The Girl With the Tramp Stamp Tattoo

After a movie industry lull between late October and early December, where there were very few movies released that I actually wanted to see, I was excited when The Girl with the Dragon Tattoo came out on December 20. I wasn’t too familiar with the story (I had never read the novel by Stieg Larsson, nor did I see the Swedish version of the film); nonetheless, I bought into the hoopla, media campaign, and general excitement that surrounded the film.

I saw the film over the holiday season and my local AMC Theater was packed. There’s something about the communal experience of seeing a film that makes it all the better; in fact, that's why I love going to the movies after all these years. I’m not going to delve too much into the plot (visit if you want those details), but I will tell you what I liked, or didn’t like, about the movie.

First and foremost, the cast was superb. Daniel Craig was more than adequate as Mikael Blomkvist, but the real star of the show was Rooney Mara as the girl with the dragon tattoo, Lisbeth Salander. You may remember Mara for her bit role in the Social Network as Mark Zuckerburg’s girlfriend in the opening scene of that film. Director David Fincher, who also directed the Social Network, must have seen a diamond in the rough . . . and he was right.

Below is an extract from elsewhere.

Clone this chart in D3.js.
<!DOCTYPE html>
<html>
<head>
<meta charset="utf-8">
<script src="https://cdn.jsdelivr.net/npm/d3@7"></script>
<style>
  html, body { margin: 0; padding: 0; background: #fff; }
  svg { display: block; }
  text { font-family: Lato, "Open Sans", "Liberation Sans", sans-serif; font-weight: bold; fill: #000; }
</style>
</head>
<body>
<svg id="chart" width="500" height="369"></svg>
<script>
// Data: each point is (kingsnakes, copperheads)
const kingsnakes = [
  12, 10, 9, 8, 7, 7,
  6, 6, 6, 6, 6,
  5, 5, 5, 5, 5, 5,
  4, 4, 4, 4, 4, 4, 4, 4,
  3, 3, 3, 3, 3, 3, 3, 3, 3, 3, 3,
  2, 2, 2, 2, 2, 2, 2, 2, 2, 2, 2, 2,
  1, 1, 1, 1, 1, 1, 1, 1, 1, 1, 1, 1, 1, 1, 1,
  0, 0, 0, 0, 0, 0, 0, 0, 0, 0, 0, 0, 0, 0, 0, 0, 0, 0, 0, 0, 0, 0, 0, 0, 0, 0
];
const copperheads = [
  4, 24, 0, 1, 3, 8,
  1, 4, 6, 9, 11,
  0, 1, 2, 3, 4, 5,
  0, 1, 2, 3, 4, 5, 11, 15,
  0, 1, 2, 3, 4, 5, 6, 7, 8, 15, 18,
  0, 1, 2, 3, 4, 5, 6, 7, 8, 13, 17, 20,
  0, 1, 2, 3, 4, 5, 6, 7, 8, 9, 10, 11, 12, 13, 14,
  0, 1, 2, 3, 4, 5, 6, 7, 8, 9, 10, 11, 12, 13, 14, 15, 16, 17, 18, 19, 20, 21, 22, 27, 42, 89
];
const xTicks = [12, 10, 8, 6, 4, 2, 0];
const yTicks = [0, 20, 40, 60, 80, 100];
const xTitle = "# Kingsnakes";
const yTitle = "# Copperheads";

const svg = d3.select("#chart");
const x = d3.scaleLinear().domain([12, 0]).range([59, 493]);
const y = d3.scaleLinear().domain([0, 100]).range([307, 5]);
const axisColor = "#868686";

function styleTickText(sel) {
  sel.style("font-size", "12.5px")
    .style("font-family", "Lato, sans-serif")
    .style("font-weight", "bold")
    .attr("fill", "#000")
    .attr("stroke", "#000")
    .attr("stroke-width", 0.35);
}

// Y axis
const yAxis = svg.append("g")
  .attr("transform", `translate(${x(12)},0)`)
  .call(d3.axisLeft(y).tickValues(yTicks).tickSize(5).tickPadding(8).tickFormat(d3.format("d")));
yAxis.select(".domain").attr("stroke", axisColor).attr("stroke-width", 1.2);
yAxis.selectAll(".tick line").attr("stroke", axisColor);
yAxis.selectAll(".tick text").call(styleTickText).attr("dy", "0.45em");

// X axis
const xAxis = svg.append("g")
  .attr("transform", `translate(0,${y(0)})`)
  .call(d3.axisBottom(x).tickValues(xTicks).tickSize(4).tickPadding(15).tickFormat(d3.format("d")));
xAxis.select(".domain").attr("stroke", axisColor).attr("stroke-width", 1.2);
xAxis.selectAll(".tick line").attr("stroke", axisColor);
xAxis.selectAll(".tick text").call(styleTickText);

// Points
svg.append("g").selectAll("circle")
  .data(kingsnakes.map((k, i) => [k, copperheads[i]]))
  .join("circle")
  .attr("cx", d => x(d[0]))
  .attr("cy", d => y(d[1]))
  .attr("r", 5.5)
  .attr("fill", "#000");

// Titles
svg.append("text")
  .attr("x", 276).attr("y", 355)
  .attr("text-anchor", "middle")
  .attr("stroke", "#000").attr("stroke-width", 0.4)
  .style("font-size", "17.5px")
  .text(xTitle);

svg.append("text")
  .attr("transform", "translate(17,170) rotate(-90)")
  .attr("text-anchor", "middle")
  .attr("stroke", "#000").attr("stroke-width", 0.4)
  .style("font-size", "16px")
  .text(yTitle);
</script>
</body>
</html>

Mara, who usually appears wholesome and somewhat innocent, transformed herself for the title role, morphing into a pale, emo, self-admittedly insane investigator. There is something disturbing about Mara’s character that is also strangely attractive (as many of the characters in the film find out). The gratuitous sex scenes (minus a disconcerting rape scene), which reveals as much of Mara as any man could hope, were certainly a nice touch. This will no doubt prove to be Mara’s breakout role and establish her as a major actress in Hollywood. She very well could get an Oscar nomination for The Girl with the Dragon Tattoo, but if not, it’ll be only a matter of time before she takes home a statue.

I also enjoyed the performances of Stellan Skarsgård and Christopher Plummer. The former plays Martin Vanger and was stellar as always. I’ve been a Skarsgård fan for a while, most notably for his roles in Deep Blue Sea and as Bootstrap Bill in the Pirates of the Caribbean series. He tows the line between sympathetic and menacing as well as anyone could, and he displays that well in The Girl with the Dragon Tattoo.

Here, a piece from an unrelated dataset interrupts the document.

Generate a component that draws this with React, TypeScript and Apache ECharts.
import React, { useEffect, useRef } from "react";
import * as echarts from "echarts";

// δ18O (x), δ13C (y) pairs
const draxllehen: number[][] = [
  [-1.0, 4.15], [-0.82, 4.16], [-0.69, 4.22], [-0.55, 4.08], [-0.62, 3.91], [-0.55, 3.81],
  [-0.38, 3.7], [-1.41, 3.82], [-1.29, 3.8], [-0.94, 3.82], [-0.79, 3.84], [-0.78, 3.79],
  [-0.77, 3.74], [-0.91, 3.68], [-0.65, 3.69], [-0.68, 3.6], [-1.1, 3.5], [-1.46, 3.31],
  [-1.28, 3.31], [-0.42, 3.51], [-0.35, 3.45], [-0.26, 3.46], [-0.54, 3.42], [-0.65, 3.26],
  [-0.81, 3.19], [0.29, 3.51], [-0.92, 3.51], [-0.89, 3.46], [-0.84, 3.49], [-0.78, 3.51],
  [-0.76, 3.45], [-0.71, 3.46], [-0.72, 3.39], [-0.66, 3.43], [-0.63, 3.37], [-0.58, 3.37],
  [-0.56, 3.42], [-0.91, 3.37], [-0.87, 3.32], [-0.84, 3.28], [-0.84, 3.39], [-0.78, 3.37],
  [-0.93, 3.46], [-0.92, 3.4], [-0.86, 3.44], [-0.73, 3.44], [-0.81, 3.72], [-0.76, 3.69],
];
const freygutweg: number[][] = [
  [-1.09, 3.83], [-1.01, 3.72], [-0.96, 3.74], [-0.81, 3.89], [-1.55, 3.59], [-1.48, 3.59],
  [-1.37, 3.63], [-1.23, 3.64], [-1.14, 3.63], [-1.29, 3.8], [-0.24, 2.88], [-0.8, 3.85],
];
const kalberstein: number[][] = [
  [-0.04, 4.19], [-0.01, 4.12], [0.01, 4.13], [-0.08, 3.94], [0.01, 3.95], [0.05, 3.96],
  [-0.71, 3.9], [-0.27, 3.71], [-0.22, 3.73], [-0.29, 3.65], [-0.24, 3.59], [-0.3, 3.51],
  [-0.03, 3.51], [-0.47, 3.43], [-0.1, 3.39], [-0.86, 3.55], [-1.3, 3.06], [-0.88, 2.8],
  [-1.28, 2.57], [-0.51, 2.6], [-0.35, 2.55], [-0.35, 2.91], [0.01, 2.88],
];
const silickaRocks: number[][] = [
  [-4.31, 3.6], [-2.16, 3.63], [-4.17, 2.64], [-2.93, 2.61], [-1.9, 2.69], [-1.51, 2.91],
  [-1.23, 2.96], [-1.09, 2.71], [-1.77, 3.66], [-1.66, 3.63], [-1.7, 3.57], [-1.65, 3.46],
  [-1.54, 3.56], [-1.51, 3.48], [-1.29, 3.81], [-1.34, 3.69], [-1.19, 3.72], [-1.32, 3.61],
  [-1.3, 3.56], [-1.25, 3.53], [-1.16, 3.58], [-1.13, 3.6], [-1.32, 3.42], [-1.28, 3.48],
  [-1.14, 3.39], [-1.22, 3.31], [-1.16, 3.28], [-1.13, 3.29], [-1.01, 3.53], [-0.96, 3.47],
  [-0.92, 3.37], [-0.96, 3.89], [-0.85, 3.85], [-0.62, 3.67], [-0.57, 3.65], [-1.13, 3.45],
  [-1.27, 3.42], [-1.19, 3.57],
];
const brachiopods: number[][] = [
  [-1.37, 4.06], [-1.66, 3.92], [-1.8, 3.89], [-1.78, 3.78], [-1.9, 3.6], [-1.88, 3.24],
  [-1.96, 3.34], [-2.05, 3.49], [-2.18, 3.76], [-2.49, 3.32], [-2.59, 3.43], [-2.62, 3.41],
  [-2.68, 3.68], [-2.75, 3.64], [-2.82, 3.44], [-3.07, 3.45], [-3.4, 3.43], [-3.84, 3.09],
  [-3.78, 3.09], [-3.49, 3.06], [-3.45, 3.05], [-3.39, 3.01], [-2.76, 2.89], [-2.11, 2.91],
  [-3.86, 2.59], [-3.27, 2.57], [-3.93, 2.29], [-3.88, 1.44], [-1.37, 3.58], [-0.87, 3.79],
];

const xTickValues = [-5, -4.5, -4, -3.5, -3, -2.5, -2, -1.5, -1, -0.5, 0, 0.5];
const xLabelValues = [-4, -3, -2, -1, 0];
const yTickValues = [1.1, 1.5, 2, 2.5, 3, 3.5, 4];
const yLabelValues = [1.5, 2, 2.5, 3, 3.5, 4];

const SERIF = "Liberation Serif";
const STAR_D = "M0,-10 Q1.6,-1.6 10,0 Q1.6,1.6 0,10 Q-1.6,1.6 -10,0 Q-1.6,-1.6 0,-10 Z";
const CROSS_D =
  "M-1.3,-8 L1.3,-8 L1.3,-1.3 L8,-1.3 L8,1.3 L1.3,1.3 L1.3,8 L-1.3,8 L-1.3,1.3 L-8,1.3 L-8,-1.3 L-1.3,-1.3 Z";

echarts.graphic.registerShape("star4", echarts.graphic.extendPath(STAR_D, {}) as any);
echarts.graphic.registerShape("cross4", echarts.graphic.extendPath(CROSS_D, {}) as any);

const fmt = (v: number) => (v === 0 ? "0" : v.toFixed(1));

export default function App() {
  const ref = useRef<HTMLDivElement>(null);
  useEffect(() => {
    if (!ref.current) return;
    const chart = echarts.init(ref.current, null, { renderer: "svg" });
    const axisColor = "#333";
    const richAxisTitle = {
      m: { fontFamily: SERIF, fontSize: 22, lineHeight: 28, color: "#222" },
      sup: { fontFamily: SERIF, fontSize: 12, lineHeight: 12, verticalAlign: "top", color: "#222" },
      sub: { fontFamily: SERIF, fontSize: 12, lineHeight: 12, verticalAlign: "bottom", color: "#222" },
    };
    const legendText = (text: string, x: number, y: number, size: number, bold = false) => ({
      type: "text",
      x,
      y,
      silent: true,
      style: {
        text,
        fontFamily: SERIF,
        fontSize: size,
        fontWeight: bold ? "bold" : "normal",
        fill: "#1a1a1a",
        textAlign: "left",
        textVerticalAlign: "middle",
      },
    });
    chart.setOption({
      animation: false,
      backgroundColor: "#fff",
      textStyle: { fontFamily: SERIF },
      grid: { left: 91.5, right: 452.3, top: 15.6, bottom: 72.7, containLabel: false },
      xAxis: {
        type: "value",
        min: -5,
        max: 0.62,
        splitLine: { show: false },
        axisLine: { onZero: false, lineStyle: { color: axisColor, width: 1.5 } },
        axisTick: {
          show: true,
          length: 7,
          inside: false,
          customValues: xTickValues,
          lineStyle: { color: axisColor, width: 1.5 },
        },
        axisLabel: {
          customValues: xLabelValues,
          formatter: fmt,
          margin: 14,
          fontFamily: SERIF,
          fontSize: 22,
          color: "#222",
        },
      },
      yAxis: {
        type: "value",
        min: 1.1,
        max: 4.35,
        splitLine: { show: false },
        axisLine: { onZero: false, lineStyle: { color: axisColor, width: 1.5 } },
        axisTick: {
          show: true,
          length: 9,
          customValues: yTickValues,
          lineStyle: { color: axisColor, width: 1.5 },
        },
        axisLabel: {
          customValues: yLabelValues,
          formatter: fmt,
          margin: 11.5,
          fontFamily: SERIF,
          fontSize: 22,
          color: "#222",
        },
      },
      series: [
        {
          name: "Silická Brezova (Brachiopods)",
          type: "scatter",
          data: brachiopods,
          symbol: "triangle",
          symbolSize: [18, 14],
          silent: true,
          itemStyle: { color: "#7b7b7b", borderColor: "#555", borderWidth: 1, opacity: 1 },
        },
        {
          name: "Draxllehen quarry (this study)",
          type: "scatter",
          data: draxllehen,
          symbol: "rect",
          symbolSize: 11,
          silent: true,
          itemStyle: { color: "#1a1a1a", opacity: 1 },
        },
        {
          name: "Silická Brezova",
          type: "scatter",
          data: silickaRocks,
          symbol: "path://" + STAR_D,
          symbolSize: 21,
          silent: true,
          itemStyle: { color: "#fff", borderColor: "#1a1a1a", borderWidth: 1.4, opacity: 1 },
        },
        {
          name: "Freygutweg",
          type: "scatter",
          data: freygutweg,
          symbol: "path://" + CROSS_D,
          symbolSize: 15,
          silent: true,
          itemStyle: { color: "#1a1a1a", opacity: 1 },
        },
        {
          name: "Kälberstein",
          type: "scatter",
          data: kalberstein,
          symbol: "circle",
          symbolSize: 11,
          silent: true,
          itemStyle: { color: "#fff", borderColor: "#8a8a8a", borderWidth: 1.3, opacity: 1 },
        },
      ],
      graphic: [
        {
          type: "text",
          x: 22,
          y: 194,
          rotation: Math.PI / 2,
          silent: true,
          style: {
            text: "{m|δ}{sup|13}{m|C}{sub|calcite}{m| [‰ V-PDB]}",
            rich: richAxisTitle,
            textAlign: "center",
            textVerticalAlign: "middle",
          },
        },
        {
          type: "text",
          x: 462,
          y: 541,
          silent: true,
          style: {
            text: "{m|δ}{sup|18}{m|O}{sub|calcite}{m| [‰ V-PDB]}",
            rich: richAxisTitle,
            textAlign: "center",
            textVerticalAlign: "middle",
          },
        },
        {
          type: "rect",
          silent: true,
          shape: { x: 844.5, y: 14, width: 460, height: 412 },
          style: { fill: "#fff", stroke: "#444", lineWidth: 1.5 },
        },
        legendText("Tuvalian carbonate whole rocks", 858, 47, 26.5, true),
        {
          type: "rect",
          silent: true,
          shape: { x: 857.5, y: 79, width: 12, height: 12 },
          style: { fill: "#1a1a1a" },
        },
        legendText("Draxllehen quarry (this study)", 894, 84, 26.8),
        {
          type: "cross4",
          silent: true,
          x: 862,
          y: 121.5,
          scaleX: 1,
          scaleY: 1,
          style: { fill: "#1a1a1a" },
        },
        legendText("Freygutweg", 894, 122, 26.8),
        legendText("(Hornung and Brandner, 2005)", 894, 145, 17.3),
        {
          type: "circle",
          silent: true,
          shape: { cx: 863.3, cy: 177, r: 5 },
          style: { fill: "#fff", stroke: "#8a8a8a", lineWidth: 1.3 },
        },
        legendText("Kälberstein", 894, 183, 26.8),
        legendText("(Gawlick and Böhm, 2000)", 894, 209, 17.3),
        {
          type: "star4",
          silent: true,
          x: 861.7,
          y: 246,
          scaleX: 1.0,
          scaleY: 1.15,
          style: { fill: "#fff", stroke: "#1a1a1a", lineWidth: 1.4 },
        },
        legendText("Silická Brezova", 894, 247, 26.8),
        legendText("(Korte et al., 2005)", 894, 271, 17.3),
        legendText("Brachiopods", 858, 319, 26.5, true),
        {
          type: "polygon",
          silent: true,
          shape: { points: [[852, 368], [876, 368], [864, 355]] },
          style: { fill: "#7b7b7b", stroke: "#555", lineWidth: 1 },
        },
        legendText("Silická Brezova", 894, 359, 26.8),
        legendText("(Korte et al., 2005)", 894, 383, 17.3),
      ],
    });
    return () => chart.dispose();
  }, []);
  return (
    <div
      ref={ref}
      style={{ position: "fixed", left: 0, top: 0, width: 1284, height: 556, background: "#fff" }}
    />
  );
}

In regards to Plummer, if there was a Hollywood illuminati, he would be a charter member. The man is a remarkable actor and only gets better with age. Unfortunately, his role as Henrik Vanger was quite limited and he was only onscreen for about 20 minutes of the film’s 158-minute run time. With that said, he lit up the screen during that time as an ailing businessman looking for closure on a mysterious disappearance 40 years in the making.

The acting was only the tip of the iceberg as far as things going for this film. The story was compelling, complete with a surprise ending (though a clever man, much like myself, could figure it out, which I did). It takes a lot to keep my attention for two and a half hours, but The Girl with the Dragon Tattoo did just that. The visuals were great, with the various locations in Sweden were nothing short of exquisite (the movie was filmed during Sweden’s coldest winter in 20 years). Rumor has it they want to convert Larsson’s other two books to the big screen, and if this first film is any indication, that’s a great idea.

In conclusion, if you’re looking to go to the movies for a good thriller/mystery, look no further than The Girl with the Dragon Tattoo. While it has little replay value, as is the case with most any mystery/thriller, it is well worth the price of admission and one of the better movies I’ve seen in the latter half of 2011.